My skin grew pale and my spirits grew sad. I was overwhelmed with how much I detested this weather. I do not think unless you have lived somewhere where the sun shines most times, you can truly understand how difficult this weather is to get over (I am still working on it, OK?) Pair that with the ever shrinking Summers, and well, the sun loving days of my Colorado youth being long behind me. Even the rainy grey days I spent in Milan seemed somehow more pleasant, less…less wet. (Well, anything in Italy feels more glamorous I think. Oh, also I bought a rain coat, rain boots, and an umbrella within the first month of living there…)

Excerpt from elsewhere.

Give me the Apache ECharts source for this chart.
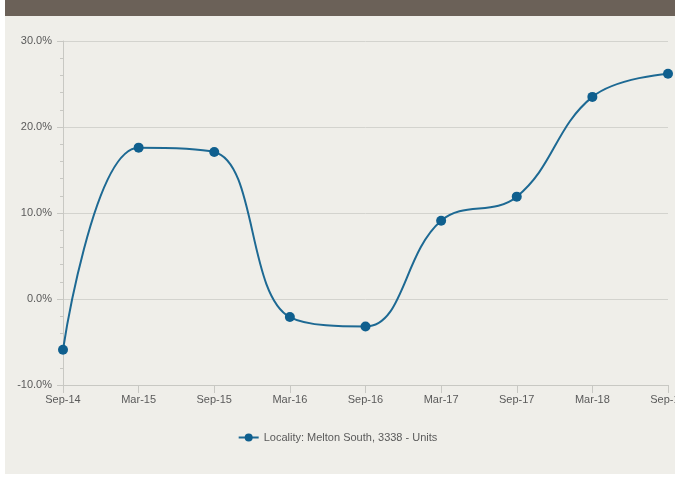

So I refused for years, almost 8, to buy any sort of rain gear. I have given into other Vancouver “trends,” I even worked at the lululemon offices for crying out loud. One day, while I was walking down the street in Aritiza pants, a lulu hoodie and jacket, ankle boots, a bag from David’s Tea, and a bag of gluten free nonsense from Whole Foods, I realized how “Vancouver” I had become. Yet I still would get soaked in the rain, refusing to buy a rain coat, an umbrella, or a pair of rain boots. (Idiot.)
So for me, making the leap to buy rain boots this past weekend meant more than me just adding another pair of shoes to my closet. It meant that I, in a small way, have accepted the rain as a part of my life. For me, that is kind of a big thing. My Auntie Greg told me that moving to a new place that I was completely unfamiliar would take me about 5 years to adjust. For once in her life, she was wrong (hehe) as it took me 7 years to even buy freaking rain boots! Ha. My journey as a Vancouverite is still a major work in progress. Will I ever accept my fate, and give into an umbrella? Will a raincoat ever grace my hall closet? Maybe, maybe not.
You will just have to stick around to find out.